TO DO: Set down, exactly as written, the lines from the top of the data to the line that holds "var gridLevels = [-3, -2, -1, 1, 2, 3];", and omit the pictures.

[Begin SUPPLIED INFORMATION]

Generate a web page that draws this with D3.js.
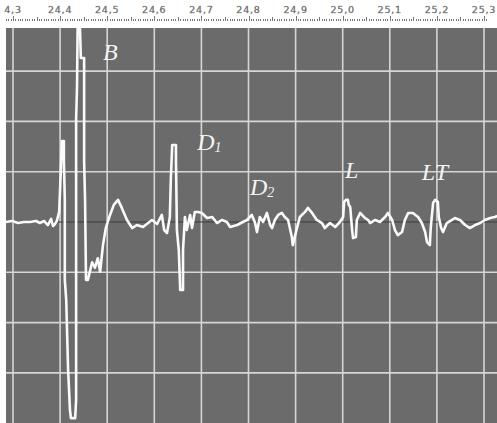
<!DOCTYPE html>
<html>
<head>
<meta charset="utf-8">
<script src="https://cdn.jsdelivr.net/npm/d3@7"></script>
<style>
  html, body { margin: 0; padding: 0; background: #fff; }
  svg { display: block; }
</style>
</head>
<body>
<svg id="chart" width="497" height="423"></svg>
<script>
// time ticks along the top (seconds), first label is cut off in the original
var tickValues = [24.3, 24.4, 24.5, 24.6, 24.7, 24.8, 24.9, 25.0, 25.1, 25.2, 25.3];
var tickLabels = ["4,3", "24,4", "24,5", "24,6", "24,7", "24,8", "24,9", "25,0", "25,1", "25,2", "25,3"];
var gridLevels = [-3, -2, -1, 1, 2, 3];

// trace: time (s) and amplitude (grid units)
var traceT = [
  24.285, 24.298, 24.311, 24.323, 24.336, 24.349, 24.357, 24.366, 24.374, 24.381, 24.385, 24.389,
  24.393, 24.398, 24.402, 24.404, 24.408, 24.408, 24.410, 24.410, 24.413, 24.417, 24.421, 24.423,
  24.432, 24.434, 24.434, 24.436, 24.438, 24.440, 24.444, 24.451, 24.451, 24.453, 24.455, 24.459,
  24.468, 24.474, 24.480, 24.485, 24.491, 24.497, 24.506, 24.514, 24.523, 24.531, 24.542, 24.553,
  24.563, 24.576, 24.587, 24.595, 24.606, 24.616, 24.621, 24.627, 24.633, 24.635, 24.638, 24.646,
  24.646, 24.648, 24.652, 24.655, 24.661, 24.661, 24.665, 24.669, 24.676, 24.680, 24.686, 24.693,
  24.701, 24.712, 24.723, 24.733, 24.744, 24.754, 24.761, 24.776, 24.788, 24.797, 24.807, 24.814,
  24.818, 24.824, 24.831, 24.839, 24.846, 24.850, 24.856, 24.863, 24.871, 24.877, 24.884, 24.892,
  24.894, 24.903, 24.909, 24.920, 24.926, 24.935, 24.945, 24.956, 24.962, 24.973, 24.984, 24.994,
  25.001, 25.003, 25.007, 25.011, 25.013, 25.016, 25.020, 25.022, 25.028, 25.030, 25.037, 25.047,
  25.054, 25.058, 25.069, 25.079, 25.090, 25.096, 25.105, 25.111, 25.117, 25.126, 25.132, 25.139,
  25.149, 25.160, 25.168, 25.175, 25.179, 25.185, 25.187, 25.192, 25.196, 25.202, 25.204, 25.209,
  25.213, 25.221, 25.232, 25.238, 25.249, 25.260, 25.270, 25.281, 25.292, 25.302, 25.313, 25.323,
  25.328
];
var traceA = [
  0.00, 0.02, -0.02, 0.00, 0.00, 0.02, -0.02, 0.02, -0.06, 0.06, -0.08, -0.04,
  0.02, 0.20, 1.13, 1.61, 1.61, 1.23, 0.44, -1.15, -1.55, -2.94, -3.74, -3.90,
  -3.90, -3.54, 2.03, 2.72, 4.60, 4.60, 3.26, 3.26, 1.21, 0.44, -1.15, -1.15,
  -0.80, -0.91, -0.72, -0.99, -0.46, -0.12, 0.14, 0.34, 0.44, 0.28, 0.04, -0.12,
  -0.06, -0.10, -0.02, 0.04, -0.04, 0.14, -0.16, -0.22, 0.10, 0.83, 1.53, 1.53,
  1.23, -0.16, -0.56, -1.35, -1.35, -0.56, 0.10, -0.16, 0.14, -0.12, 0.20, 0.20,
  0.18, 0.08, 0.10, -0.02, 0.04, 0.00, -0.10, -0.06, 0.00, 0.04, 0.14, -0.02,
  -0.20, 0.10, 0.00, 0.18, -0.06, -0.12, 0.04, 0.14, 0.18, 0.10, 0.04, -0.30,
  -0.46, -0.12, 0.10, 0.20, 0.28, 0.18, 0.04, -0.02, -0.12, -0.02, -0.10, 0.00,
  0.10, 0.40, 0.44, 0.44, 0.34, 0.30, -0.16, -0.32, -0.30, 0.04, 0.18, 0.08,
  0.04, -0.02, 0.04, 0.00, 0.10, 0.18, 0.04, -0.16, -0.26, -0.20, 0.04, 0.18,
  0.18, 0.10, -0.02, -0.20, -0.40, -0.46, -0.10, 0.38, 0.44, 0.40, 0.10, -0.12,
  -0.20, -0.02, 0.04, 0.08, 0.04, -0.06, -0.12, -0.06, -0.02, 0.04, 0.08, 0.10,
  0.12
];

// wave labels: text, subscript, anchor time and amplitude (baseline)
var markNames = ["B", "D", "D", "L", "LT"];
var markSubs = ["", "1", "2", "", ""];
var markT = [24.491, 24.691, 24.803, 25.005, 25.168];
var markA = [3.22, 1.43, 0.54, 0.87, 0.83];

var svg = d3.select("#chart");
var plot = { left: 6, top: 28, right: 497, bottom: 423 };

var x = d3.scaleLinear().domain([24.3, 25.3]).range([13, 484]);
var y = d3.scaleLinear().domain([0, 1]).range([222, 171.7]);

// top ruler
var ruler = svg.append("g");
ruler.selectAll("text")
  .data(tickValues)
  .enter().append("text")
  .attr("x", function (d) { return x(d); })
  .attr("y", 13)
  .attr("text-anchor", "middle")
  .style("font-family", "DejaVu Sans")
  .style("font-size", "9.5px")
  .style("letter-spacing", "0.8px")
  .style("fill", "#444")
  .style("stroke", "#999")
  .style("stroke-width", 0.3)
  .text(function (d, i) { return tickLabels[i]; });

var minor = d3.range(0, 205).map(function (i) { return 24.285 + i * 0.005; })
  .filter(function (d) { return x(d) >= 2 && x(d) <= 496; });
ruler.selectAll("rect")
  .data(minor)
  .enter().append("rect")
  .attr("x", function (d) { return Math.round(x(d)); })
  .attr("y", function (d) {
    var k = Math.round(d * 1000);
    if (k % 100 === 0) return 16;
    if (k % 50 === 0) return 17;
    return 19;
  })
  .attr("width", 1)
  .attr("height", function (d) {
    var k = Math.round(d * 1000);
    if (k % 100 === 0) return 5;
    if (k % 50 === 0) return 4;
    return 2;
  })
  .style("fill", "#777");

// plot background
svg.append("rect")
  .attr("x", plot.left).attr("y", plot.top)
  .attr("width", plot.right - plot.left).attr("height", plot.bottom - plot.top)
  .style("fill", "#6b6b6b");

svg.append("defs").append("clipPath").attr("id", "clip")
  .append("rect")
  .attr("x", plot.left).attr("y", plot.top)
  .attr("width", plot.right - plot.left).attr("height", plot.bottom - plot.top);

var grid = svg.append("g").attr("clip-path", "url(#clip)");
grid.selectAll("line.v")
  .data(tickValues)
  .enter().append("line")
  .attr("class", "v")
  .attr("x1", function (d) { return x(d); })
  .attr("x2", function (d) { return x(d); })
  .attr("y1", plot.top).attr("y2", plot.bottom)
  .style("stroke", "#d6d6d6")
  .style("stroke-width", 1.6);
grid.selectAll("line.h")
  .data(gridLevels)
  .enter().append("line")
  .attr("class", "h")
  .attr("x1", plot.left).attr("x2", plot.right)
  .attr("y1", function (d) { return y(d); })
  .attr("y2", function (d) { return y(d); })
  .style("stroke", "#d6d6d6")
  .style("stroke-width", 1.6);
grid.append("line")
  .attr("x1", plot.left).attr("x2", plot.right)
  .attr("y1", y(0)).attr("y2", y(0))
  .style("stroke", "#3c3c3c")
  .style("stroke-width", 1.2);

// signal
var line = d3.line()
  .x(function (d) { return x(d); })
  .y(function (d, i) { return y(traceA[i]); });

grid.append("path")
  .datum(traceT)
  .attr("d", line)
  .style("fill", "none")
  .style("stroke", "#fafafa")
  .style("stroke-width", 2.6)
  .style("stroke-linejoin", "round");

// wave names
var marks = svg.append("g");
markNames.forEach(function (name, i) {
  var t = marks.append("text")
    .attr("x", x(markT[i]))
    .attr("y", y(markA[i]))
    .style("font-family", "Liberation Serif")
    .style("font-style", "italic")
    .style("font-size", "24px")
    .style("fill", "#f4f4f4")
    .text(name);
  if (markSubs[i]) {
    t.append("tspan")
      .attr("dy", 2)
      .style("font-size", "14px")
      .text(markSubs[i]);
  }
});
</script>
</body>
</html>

[End SUPPLIED INFORMATION]

RESULT OF THIS EXERCISE:
Generate a web page that draws this with D3.js.
<!DOCTYPE html>
<html>
<head>
<meta charset="utf-8">
<script src="https://cdn.jsdelivr.net/npm/d3@7"></script>
<style>
  html, body { margin: 0; padding: 0; background: #fff; }
  svg { display: block; }
</style>
</head>
<body>
<svg id="chart" width="497" height="423"></svg>
<script>
// time ticks along the top (seconds), first label is cut off in the original
var tickValues = [24.3, 24.4, 24.5, 24.6, 24.7, 24.8, 24.9, 25.0, 25.1, 25.2, 25.3];
var tickLabels = ["4,3", "24,4", "24,5", "24,6", "24,7", "24,8", "24,9", "25,0", "25,1", "25,2", "25,3"];
var gridLevels = [-3, -2, -1, 1, 2, 3];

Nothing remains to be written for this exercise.